Enquanto escovo os dentes, olho pro teto e vejo, pouco acima da porta, a caixa da campainha. Desço os olhos e enxergo a porta, tão mais alta que eu. Não tão mais alta que eu. Faz alguns anos, eu era uma criança, eu olhava pro teto e pro topo da porta e me impressionava imensamente com a grandeza das coisas.
Eu queria que meu pai me carregasse na corcunda e era feliz quando podia bater o lustre de vime que tínhamos na sala com a minha própria mão. Há pouco tempo, eu fiquei frustradamente chocado, quando, fora da presença do meu pai, falando nele, minha mãe me revelou que ele não tinha mais que um metro e setenta e cinco, por aí. Como é possível?
Faz alguns anos, eu era uma criança, eu via um rapaz no ônibus e, na minha inocência, não o reconhecia como um homem, sabendo que ele era algo de intermediário entre mim e o meu pai, na seqüência do tempo. Eu me lembro de ter pensado muitas vezes nisto – e de tê-lo dito à minha mãe: quanto medo de andar de ônibus sozinho, assim, sem ninguém pra me dizer aonde saltar ou pra puxar a cigarra pra mim. Eu olhava pro futuro com medo da necessidade de ser aquilo que eu inevitavelmente me tornaria, como eu já pressentia.

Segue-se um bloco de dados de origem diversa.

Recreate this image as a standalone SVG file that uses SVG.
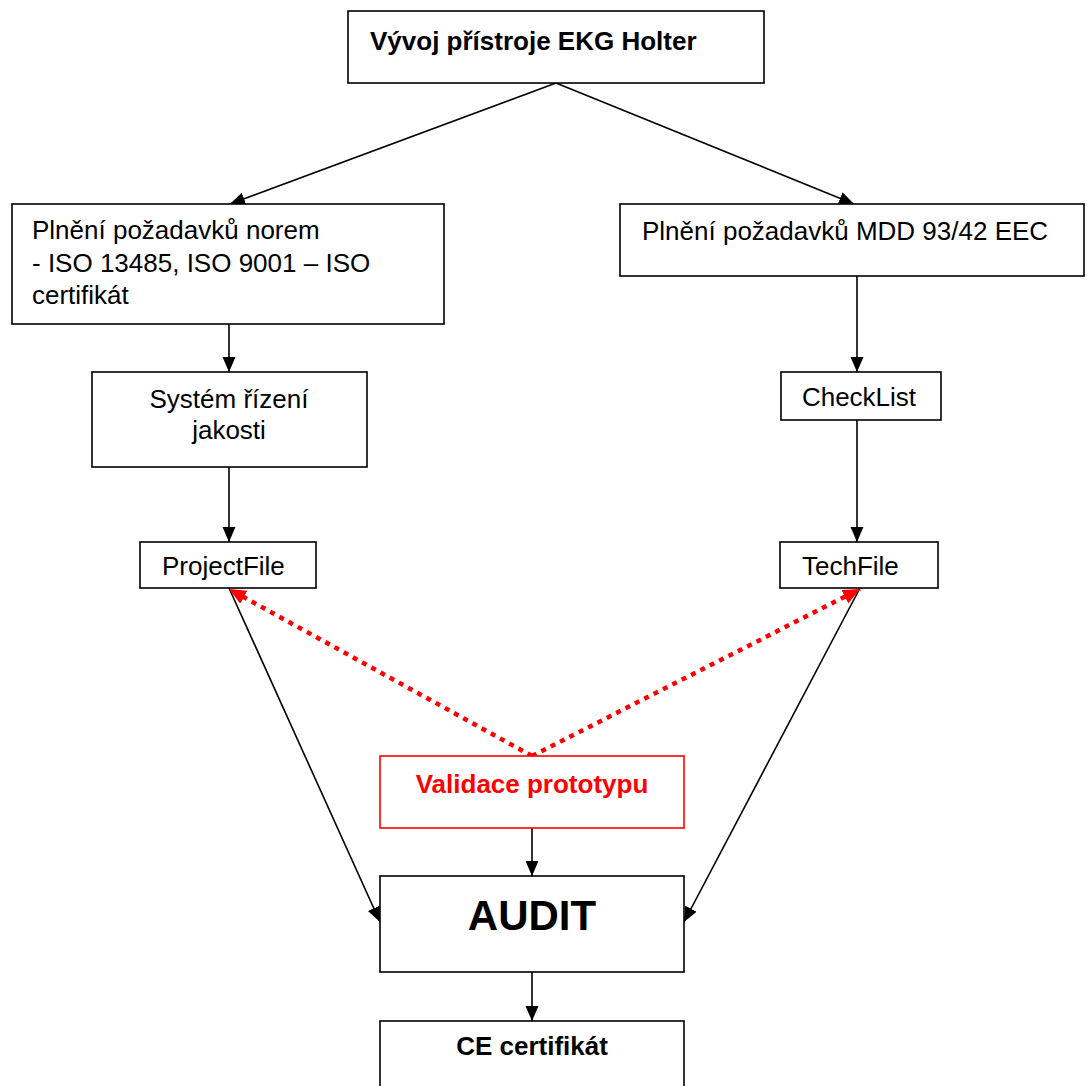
<svg xmlns="http://www.w3.org/2000/svg" width="1090" height="1086" viewBox="0 0 1090 1086">
<style>
.box{fill:#fff;stroke:#000;stroke-width:1.6}
.rbox{fill:#fff;stroke:#ff0000;stroke-width:1.6}
.t{font-family:"Liberation Sans",Arial,sans-serif;font-size:26px;fill:#000}
.b{font-weight:bold}
.c{stroke:#000;stroke-width:1.6;fill:none}
.rd{stroke:#ff0000;stroke-width:4.5;stroke-dasharray:5 5.5;fill:none}
</style>
<defs>
<marker id="ah" markerUnits="userSpaceOnUse" markerWidth="16" markerHeight="14" refX="15" refY="6.5" orient="auto"><path d="M0,0 L15,6.5 L0,13 Z" fill="#000"/></marker>
<marker id="rh" markerUnits="userSpaceOnUse" markerWidth="18" markerHeight="16" refX="17" refY="7.5" orient="auto"><path d="M0,0 L17,7.5 L0,15 Z" fill="#ff0000"/></marker>
</defs>
<g id="connectors">
<line class="c" x1="556" y1="83" x2="230" y2="204" marker-end="url(#ah)"/>
<line class="c" x1="556" y1="83" x2="854" y2="204" marker-end="url(#ah)"/>
<line class="c" x1="229" y1="324" x2="229" y2="372" marker-end="url(#ah)"/>
<line class="c" x1="229" y1="467" x2="229" y2="542" marker-end="url(#ah)"/>
<line class="c" x1="857" y1="276" x2="857" y2="372" marker-end="url(#ah)"/>
<line class="c" x1="857" y1="420" x2="857" y2="542" marker-end="url(#ah)"/>
<line class="c" x1="229" y1="588" x2="380" y2="922" marker-end="url(#ah)"/>
<line class="c" x1="860" y1="588" x2="684" y2="922" marker-end="url(#ah)"/>
<line class="c" x1="532" y1="828" x2="532" y2="876" marker-end="url(#ah)"/>
<line class="c" x1="532" y1="972" x2="532" y2="1021" marker-end="url(#ah)"/>
<line class="rd" x1="532" y1="756" x2="229" y2="589" marker-end="url(#rh)"/>
<line class="rd" x1="532" y1="756" x2="860" y2="589" marker-end="url(#rh)"/>
</g>
<g id="n-top"><rect class="box" x="348" y="11" width="416" height="72"/><text class="t b" x="370" y="50">Vývoj přístroje EKG Holter</text></g>
<g id="n-left"><rect class="box" x="12" y="204" width="432" height="120"/><text class="t" x="32" y="239">Plnění požadavků norem</text><text class="t" x="32" y="272">- ISO 13485, ISO 9001 – ISO</text><text class="t" x="32" y="304">certifikát</text></g>
<g id="n-right"><rect class="box" x="620" y="204" width="464" height="72"/><text class="t" x="642" y="240">Plnění požadavků MDD 93/42 EEC</text></g>
<g id="n-sys"><rect class="box" x="92" y="372" width="275" height="95"/><text class="t" x="229" y="408" text-anchor="middle">Systém řízení</text><text class="t" x="229" y="439" text-anchor="middle">jakosti</text></g>
<g id="n-check"><rect class="box" x="781" y="372" width="160" height="48"/><text class="t" x="859" y="406" text-anchor="middle">CheckList</text></g>
<g id="n-project"><rect class="box" x="140" y="542" width="176" height="46"/><text class="t" x="162" y="575">ProjectFile</text></g>
<g id="n-tech"><rect class="box" x="780" y="542" width="158" height="46"/><text class="t" x="802" y="575">TechFile</text></g>
<g id="n-valid"><rect class="rbox" x="380" y="756" width="304" height="72"/><text class="t b" x="532" y="793" text-anchor="middle" style="fill:#ff0000">Validace prototypu</text></g>
<g id="n-audit"><rect class="box" x="380" y="876" width="304" height="96"/><text class="t b" x="532" y="930" text-anchor="middle" style="font-size:42px">AUDIT</text></g>
<g id="n-ce"><rect class="box" x="380" y="1021" width="304" height="90"/><text class="t b" x="532" y="1055" text-anchor="middle">CE certifikát</text></g>
</svg>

Faz alguns anos também, eu era ainda uma criança, eu não compreendi o choro da minha mãe quando viu um arranhão cor de rosa na sua geladeira marrom. Todos os móveis da sua cozinha eram marrom, mesmo a mesa dobrável com tampo de azulejos de que a minha memória guarda uma imagem fotográfica. Por baixo do marrom, o zarcão rosa, para evitar a ferrugem, acho, ficou visível em um risco, pouco abaixo da marca, ali do lado do puxador. Aquela foi a primeira mudança de que eu me lembro, eu faria seis anos meses depois. Nos movimentos de sobe e desce dos móveis, na agitação do que vem contra o que vai, um arranhão se fez na porta da geladeira. Quando ela o viu, sentada no chão da cozinha, ela chorou.
Agora, depois de um dia cansado, eu, cansativo, com os músculos tensos e o pensamento ainda em linha de produção, tarde da noite, lavo a louça, e um descuidado copo se lança da minha mão. Em cima de outro, que se quebra. Antes que eu me dê conta do que de fato se passou, eu me sento no chão da cozinha e, em reprodução, compreendo aquele choro que me marcara tanto.
Hoje eu apreendo – e sinto falta da minha infância.